Decrease in the gross external debt

Norway's gross external debt amounted to NOK 3 497 billion at the end of the second quarter 2009. This is NOK 136 billion lower than at the end of the first quarter 2009.

Gross external debt by 1st quarter 2009 and 2nd quarter 2009 in NOK billion.

The main purpose of the statistics is to fulfil Norway’s obligations with regard to the International Monetary Fund (IMF).

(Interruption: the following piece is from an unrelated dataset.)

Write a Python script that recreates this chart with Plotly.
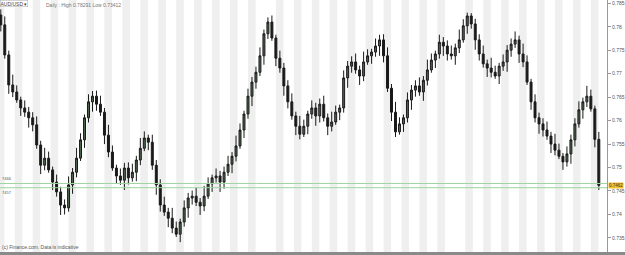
import plotly.graph_objects as go

# ---- data ----
first_open = 0.7825
closes = [0.7804, 0.7740, 0.7676, 0.7661, 0.7644, 0.7627, 0.7618, 0.7606, 0.7591, 0.7548,
          0.7505, 0.7520, 0.7495, 0.7469, 0.7448, 0.7420, 0.7414, 0.7463, 0.7490, 0.7520,
          0.7559, 0.7606, 0.7640, 0.7652, 0.7635, 0.7618, 0.7569, 0.7533, 0.7499, 0.7482,
          0.7473, 0.7499, 0.7478, 0.7490, 0.7516, 0.7541, 0.7563, 0.7554, 0.7505, 0.7463,
          0.7420, 0.7405, 0.7392, 0.7371, 0.7358, 0.7384, 0.7414, 0.7435, 0.7439, 0.7426,
          0.7418, 0.7439, 0.7465, 0.7478, 0.7482, 0.7469, 0.7490, 0.7507, 0.7524, 0.7546,
          0.7580, 0.7614, 0.7652, 0.7682, 0.7703, 0.7738, 0.7785, 0.7810, 0.7776, 0.7733,
          0.7712, 0.7674, 0.7640, 0.7610, 0.7588, 0.7571, 0.7588, 0.7614, 0.7627, 0.7610,
          0.7635, 0.7606, 0.7588, 0.7597, 0.7618, 0.7627, 0.7691, 0.7716, 0.7725, 0.7708,
          0.7695, 0.7725, 0.7738, 0.7746, 0.7759, 0.7772, 0.7738, 0.7669, 0.7618, 0.7576,
          0.7593, 0.7606, 0.7644, 0.7665, 0.7674, 0.7661, 0.7686, 0.7708, 0.7729, 0.7742,
          0.7767, 0.7759, 0.7742, 0.7738, 0.7755, 0.7772, 0.7802, 0.7823, 0.7806, 0.7772,
          0.7742, 0.7721, 0.7712, 0.7703, 0.7695, 0.7716, 0.7725, 0.7750, 0.7763, 0.7772,
          0.7742, 0.7725, 0.7682, 0.7640, 0.7606, 0.7593, 0.7580, 0.7567, 0.7550, 0.7537,
          0.7524, 0.7512, 0.7529, 0.7559, 0.7593, 0.7623, 0.7640, 0.7652, 0.7625, 0.7560,
          0.7462]
highs = [0.7837, 0.7822, 0.7749, 0.7698, 0.7675, 0.7651, 0.7643, 0.7629, 0.7618, 0.7609,
         0.7557, 0.7542, 0.7534, 0.7502, 0.7485, 0.7459, 0.7432, 0.7481, 0.7499, 0.7542,
         0.7573, 0.7613, 0.7656, 0.7663, 0.7664, 0.7653, 0.7627, 0.7591, 0.7547, 0.7506,
         0.7498, 0.7510, 0.7511, 0.7508, 0.7525, 0.7563, 0.7577, 0.7570, 0.7570, 0.7516,
         0.7475, 0.7438, 0.7414, 0.7414, 0.7385, 0.7391, 0.7430, 0.7446, 0.7451, 0.7457,
         0.7435, 0.7461, 0.7479, 0.7485, 0.7498, 0.7493, 0.7502, 0.7525, 0.7533, 0.7568,
         0.7594, 0.7621, 0.7668, 0.7693, 0.7715, 0.7756, 0.7794, 0.7820, 0.7824, 0.7783,
         0.7749, 0.7723, 0.7686, 0.7658, 0.7619, 0.7610, 0.7602, 0.7621, 0.7643, 0.7638,
         0.7647, 0.7653, 0.7615, 0.7619, 0.7632, 0.7634, 0.7707, 0.7727, 0.7737, 0.7743,
         0.7717, 0.7747, 0.7752, 0.7753, 0.7775, 0.7783, 0.7784, 0.7756, 0.7678, 0.7640,
         0.7607, 0.7613, 0.7660, 0.7676, 0.7686, 0.7692, 0.7695, 0.7730, 0.7743, 0.7749,
         0.7783, 0.7778, 0.7771, 0.7760, 0.7764, 0.7794, 0.7816, 0.7830, 0.7829, 0.7817,
         0.7784, 0.7760, 0.7730, 0.7734, 0.7717, 0.7723, 0.7741, 0.7761, 0.7775, 0.7790,
         0.7781, 0.7764, 0.7739, 0.7689, 0.7656, 0.7617, 0.7605, 0.7598, 0.7576, 0.7572,
         0.7551, 0.7531, 0.7545, 0.7570, 0.7605, 0.7641, 0.7649, 0.7674, 0.7666, 0.7632,
         0.7576]
lows = [0.7790, 0.7732, 0.7657, 0.7650, 0.7638, 0.7610, 0.7608, 0.7585, 0.7577, 0.7540,
        0.7486, 0.7494, 0.7489, 0.7452, 0.7438, 0.7399, 0.7400, 0.7406, 0.7444, 0.7479,
        0.7514, 0.7542, 0.7596, 0.7619, 0.7621, 0.7610, 0.7550, 0.7522, 0.7493, 0.7465,
        0.7463, 0.7452, 0.7464, 0.7470, 0.7471, 0.7505, 0.7535, 0.7537, 0.7495, 0.7442,
        0.7406, 0.7397, 0.7373, 0.7360, 0.7352, 0.7341, 0.7374, 0.7393, 0.7421, 0.7418,
        0.7399, 0.7407, 0.7433, 0.7448, 0.7468, 0.7448, 0.7455, 0.7482, 0.7488, 0.7513,
        0.7540, 0.7563, 0.7604, 0.7631, 0.7668, 0.7695, 0.7719, 0.7774, 0.7770, 0.7716,
        0.7702, 0.7653, 0.7626, 0.7602, 0.7569, 0.7560, 0.7565, 0.7571, 0.7604, 0.7589,
        0.7596, 0.7598, 0.7569, 0.7577, 0.7591, 0.7601, 0.7617, 0.7670, 0.7702, 0.7700,
        0.7676, 0.7684, 0.7719, 0.7721, 0.7736, 0.7738, 0.7724, 0.7661, 0.7599, 0.7565,
        0.7570, 0.7576, 0.7596, 0.7623, 0.7651, 0.7653, 0.7642, 0.7675, 0.7702, 0.7712,
        0.7732, 0.7738, 0.7728, 0.7730, 0.7719, 0.7744, 0.7766, 0.7785, 0.7796, 0.7751,
        0.7728, 0.7713, 0.7693, 0.7692, 0.7689, 0.7678, 0.7706, 0.7704, 0.7736, 0.7755,
        0.7723, 0.7714, 0.7676, 0.7623, 0.7596, 0.7572, 0.7566, 0.7559, 0.7531, 0.7526,
        0.7518, 0.7495, 0.7502, 0.7508, 0.7545, 0.7585, 0.7604, 0.7629, 0.7619, 0.7543,
        0.7452]
opens = [first_open] + closes[:-1]
idx = list(range(len(closes)))

level_lines = [0.7466, 0.7457]
band_starts = [-1.0, 3.5, 8.0, 12.5, 17.0, 21.5, 26.0, 30.5, 35.0, 39.5, 44.0, 48.5, 53.0,
               57.5, 62.0, 69.0, 73.5, 78.0, 82.5, 87.0, 91.5, 96.0, 100.5, 105.0, 109.5,
               116.5, 121.0, 125.5, 130.0, 134.5, 139.0, 143.5, 148.0]
band_width = 1.9

fig = go.Figure()
fig.add_trace(go.Candlestick(
    x=idx, open=opens, high=highs, low=lows, close=closes,
    increasing=dict(line=dict(color="#1a1a1a", width=1), fillcolor="#4d654d"),
    decreasing=dict(line=dict(color="#1a1a1a", width=1), fillcolor="#1a1a1a"),
    whiskerwidth=0, showlegend=False, hoverinfo="skip"))

shapes = []
for b in band_starts:
    shapes.append(dict(type="rect", xref="x", yref="paper", x0=b, x1=b + band_width,
                       y0=0, y1=1, fillcolor="#efefef", line=dict(width=0), layer="below"))
for lv in level_lines:
    shapes.append(dict(type="line", xref="paper", yref="y", x0=0, x1=1, y0=lv, y1=lv,
                       line=dict(color="#9fd49f", width=1)))
shapes.append(dict(type="rect", xref="paper", yref="paper", x0=0, x1=1.03,
                   y0=-0.012, y1=0, fillcolor="#8a8a8a", line=dict(width=0)))

annotations = [
    dict(xref="paper", yref="paper", x=0.0, y=1.0, xanchor="left", yanchor="top",
         text="AUD/USD ▾", showarrow=False, font=dict(size=5, color="#444", family="Arial"),
         bgcolor="white", bordercolor="#aaa", borderwidth=0.5, borderpad=0),
    dict(xref="paper", yref="paper", x=0.072, y=1.0, xanchor="left", yanchor="top",
         text="Daily : High 0.78291 Low 0.73412", showarrow=False,
         font=dict(size=5, color="#777", family="Arial")),
    dict(xref="paper", yref="paper", x=0.0, y=0.0, xanchor="left", yanchor="bottom",
         text="(c) Finance.com. Data is indicative", showarrow=False,
         font=dict(size=5, color="#555", family="Arial")),
    dict(xref="paper", yref="y", x=0.0, y=level_lines[0], xanchor="left", yanchor="bottom",
         text="7466", showarrow=False, font=dict(size=4, color="#555", family="Arial")),
    dict(xref="paper", yref="y", x=0.0, y=level_lines[1], xanchor="left", yanchor="top",
         text="7457", showarrow=False, font=dict(size=4, color="#555", family="Arial")),
    dict(xref="paper", yref="y", x=1.0, y=closes[-1], xanchor="left", yanchor="middle",
         text="0.7462", showarrow=False, font=dict(size=4.5, color="#333", family="Arial"),
         bgcolor="#f2c12e", borderpad=0, xshift=1),
]

fig.update_layout(
    width=625, height=255,
    margin=dict(l=0, r=16, t=0, b=3),
    paper_bgcolor="white", plot_bgcolor="white",
    shapes=shapes, annotations=annotations,
    xaxis=dict(range=[-0.2, 152.05], showticklabels=False, showgrid=False, zeroline=False,
               rangeslider=dict(visible=False), fixedrange=True),
    yaxis=dict(range=[0.7320, 0.7857], side="right", dtick=0.005, tick0=0.735,
               showgrid=False, zeroline=False, showline=True, linecolor="#999", linewidth=1,
               ticks="outside", ticklen=3, tickcolor="#999",
               tickfont=dict(size=5, color="#555", family="Arial")),
)

fig.write_html("out.html")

The gross external debt of Norges Bank decreased from NOK 160 billion by the end of the 1st quarter to NOK 124 billion by the end of the 2nd quarter this year; a decrease of 22 per cent. The gross external debt of the general government decreased by 14 per cent from the end of the 1st quarter to the end of the 2nd quarter this year. A reduction in repurchase agreements by the Government Pension Fund with non-residents is mostly responsible for the decrease in the debt. The banks had the largest share of foreign debt, with NOK 1 350 billion at the end of the second quarter 2009; a reduction from the previous quarter of NOK 64 billion, or 4.5 per cent. The external debt of the "other sectors" also decreased during this period by 1.4 per cent, whereas direct investment increased by 33 per cent.

 

The banks had the largest share, 39 per cent, of Norway’s gross external debt by the end of the second quarter 2009. The external debt of “other sectors” (including among other mortgage companies) made up 31 per cent and amounted to NOK 1 074 billion. The share of the general government and Norges Bank were 18 and 4 per cent respectively. Direct investments are shown separately and comprised 9 per cent of Norway’s total foreign debt.

The statistics include the sectors general government, Norges Bank, banks and “other sectors”, which include non-bank financial enterprises, non-financial enterprises, households and non-profit institutions serving households. Inter-company lending between entities in a direct investment relationship is shown separately. The direct investments inter-company lending between entities is netted according to the directional principle. Shares, participations and other equity capital are not included in external debt.